Work required: Begin with the first line below and retype each line exactly through the line containing "import plotly.graph_objects as go". Any pictures are to be left out.

╭──

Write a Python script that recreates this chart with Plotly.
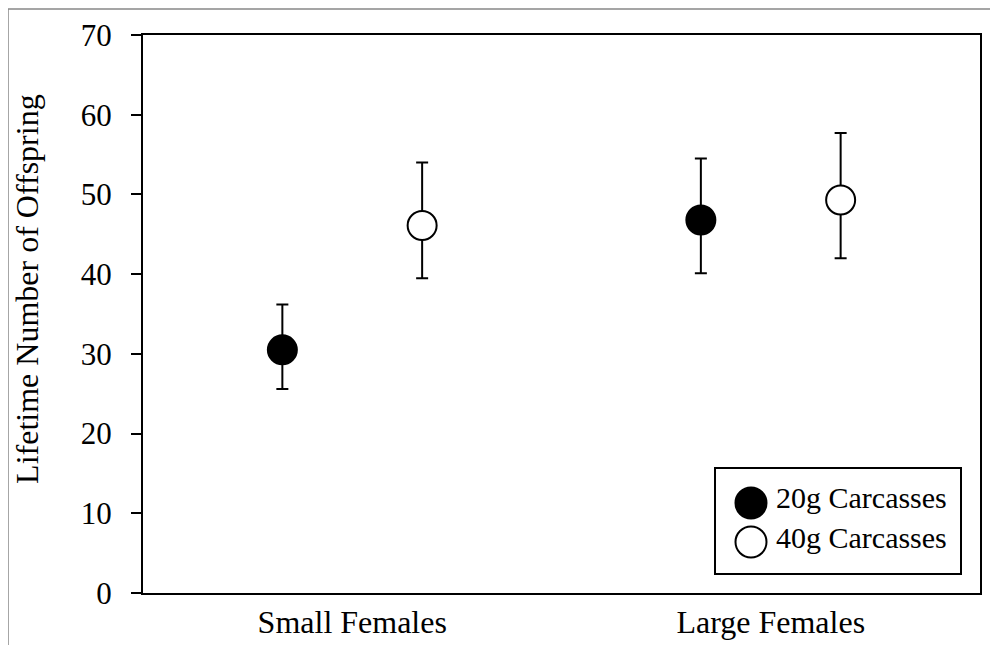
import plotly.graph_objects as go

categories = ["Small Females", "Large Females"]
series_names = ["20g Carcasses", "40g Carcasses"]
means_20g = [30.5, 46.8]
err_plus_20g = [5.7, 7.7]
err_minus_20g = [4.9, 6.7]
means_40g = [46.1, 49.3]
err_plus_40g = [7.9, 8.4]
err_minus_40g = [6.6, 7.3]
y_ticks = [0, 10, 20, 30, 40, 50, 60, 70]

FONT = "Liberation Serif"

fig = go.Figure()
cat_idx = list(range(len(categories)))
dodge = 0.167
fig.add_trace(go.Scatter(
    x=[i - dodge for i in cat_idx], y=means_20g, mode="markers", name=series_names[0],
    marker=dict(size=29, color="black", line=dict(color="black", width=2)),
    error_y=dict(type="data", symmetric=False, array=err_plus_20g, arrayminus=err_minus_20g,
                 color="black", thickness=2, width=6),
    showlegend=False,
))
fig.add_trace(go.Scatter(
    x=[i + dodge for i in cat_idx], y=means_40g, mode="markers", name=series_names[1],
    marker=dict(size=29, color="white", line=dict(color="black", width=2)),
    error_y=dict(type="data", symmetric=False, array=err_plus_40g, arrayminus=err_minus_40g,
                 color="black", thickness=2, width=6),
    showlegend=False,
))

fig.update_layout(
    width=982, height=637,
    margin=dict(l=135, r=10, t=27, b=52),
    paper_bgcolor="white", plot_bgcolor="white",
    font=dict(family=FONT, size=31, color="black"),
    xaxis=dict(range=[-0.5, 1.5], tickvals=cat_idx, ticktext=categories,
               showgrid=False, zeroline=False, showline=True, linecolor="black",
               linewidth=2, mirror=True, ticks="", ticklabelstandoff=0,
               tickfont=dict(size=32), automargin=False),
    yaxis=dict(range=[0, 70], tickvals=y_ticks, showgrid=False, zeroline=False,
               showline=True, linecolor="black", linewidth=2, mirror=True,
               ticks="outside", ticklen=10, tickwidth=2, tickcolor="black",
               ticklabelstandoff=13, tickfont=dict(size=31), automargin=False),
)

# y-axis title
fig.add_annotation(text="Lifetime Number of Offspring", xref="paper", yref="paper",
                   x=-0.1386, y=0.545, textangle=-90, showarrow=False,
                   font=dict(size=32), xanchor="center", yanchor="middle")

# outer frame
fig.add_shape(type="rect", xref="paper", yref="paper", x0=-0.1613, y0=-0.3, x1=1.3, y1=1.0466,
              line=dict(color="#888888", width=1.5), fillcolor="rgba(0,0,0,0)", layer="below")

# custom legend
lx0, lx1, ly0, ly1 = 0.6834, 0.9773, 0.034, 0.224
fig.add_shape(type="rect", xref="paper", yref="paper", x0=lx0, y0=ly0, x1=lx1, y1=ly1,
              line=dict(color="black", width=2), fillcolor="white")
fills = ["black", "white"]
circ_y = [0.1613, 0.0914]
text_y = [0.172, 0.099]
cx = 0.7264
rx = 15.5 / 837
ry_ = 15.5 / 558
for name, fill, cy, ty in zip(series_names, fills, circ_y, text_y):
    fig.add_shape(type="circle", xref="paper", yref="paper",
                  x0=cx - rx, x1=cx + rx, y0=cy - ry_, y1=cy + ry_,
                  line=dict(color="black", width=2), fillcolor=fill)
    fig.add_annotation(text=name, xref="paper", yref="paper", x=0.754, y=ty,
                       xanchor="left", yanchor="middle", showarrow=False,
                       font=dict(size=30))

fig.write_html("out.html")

╰──

Response to this task:
Write a Python script that recreates this chart with Plotly.
import plotly.graph_objects as go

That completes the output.